**Extracted data:**
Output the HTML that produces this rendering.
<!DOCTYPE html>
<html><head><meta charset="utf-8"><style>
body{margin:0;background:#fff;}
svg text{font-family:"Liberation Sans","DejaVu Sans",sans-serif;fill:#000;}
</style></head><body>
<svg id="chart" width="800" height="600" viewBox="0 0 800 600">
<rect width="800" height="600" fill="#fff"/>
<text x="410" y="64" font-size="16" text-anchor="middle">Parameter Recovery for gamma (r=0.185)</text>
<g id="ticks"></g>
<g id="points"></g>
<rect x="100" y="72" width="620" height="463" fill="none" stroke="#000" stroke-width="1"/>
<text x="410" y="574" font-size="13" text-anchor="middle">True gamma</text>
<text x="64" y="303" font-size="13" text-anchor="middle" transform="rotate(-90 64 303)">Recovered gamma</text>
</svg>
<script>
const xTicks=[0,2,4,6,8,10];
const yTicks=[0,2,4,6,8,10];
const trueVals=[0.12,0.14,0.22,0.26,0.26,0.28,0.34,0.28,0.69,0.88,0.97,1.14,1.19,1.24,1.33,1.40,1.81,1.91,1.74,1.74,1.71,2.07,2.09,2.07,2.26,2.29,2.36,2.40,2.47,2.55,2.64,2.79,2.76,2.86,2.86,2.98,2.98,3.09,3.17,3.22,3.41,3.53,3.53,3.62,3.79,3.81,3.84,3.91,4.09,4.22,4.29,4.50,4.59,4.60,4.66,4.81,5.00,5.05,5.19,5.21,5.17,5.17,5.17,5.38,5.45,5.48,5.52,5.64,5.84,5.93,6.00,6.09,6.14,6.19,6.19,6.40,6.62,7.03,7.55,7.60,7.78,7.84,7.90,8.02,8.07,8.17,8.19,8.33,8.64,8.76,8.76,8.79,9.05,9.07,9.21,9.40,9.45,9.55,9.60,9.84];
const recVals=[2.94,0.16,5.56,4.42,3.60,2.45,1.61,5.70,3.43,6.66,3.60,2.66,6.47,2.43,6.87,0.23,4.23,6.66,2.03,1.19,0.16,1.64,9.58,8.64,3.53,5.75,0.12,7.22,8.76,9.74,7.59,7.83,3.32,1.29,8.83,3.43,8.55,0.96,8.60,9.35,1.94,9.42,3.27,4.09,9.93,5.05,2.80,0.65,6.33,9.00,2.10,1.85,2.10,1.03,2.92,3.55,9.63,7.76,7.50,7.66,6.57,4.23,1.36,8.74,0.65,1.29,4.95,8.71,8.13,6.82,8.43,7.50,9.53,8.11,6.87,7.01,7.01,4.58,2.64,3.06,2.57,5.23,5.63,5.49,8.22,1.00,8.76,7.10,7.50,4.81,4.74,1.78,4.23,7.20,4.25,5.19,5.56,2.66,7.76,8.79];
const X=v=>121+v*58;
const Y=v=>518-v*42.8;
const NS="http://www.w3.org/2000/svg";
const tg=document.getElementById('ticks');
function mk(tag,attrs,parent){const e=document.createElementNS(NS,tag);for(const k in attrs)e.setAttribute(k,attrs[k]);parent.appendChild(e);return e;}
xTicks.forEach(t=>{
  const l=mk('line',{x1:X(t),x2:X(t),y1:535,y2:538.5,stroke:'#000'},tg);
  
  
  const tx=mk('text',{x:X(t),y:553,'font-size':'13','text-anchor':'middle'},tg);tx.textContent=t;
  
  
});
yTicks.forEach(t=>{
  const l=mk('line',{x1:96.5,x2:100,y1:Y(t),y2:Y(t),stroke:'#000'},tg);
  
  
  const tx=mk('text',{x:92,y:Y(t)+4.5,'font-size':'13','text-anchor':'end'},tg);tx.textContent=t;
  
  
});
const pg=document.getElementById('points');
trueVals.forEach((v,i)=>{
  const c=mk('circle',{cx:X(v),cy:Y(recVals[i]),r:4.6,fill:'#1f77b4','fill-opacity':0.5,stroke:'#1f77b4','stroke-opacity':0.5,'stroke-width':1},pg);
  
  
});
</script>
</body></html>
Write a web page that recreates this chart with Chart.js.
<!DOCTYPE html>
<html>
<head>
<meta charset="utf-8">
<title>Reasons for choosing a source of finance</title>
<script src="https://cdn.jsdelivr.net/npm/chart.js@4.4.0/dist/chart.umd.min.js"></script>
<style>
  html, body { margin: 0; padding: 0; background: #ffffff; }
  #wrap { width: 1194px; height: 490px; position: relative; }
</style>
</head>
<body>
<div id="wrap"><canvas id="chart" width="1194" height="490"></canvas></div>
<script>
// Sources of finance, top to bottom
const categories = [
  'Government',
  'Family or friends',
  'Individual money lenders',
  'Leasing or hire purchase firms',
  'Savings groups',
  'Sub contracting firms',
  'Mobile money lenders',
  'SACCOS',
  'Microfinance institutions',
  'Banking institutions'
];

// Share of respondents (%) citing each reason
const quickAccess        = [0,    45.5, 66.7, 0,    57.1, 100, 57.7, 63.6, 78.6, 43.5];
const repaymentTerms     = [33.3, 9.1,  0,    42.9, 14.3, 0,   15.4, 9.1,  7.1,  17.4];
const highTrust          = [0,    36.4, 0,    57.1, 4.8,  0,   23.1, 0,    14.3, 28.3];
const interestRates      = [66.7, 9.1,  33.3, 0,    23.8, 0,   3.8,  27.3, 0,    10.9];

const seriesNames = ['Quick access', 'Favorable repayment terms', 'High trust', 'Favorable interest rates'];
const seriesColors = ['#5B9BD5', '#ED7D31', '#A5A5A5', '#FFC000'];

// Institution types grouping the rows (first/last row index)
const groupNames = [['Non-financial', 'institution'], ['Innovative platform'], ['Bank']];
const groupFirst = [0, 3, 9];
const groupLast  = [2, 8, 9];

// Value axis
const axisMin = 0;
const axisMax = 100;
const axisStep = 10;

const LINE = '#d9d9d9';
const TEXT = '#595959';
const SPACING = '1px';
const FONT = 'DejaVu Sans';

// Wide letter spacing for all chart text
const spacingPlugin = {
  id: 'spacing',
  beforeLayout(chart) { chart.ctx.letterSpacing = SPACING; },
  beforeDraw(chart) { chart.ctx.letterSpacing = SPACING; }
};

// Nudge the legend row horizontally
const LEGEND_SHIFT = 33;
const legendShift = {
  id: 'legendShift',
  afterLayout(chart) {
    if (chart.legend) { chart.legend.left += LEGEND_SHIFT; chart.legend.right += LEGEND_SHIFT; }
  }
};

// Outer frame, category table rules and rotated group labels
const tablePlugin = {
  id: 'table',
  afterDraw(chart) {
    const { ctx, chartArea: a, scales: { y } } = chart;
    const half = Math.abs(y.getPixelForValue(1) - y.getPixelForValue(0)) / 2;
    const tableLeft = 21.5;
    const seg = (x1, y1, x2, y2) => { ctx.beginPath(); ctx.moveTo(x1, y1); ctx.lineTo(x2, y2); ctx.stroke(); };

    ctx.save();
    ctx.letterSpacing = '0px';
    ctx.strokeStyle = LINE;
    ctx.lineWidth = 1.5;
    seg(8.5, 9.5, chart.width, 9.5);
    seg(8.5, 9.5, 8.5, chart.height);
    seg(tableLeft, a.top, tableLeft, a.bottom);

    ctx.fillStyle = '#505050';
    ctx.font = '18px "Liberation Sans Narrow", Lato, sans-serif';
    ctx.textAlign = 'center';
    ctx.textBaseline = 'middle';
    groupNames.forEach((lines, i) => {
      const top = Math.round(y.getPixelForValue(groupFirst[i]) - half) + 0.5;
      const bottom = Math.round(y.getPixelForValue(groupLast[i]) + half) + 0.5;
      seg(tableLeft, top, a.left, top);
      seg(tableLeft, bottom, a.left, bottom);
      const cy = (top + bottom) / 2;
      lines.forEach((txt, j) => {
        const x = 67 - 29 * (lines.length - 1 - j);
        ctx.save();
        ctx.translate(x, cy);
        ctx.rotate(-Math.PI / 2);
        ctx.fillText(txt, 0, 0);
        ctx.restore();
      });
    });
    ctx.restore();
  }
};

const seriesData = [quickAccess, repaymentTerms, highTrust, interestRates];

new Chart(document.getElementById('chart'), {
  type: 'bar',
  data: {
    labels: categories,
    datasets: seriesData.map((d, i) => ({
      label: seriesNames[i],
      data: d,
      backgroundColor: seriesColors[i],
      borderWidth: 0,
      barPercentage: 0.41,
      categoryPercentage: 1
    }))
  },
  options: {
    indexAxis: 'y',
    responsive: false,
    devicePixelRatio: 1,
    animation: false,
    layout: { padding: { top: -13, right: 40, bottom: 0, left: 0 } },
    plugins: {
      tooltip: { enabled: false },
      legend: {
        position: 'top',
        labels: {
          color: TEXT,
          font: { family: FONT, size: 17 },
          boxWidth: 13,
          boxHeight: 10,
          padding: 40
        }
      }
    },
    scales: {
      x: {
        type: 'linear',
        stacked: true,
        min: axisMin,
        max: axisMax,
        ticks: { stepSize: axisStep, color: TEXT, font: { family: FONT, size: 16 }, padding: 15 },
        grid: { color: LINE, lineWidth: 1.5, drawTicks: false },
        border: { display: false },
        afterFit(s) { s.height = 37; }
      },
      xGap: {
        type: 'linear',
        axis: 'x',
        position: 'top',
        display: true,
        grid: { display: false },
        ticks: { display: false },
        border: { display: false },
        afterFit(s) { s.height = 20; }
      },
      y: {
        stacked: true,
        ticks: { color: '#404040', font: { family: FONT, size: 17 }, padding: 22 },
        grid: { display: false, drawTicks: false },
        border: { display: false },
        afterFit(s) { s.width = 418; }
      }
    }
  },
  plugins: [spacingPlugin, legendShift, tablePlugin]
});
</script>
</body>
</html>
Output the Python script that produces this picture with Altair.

**Set exercise:**
From the entries above, copy every line where the word "this" shows up.

**Exercise solution:**
Output the HTML that produces this rendering.
Write a web page that recreates this chart with Chart.js.
Output the Python script that produces this picture with Altair.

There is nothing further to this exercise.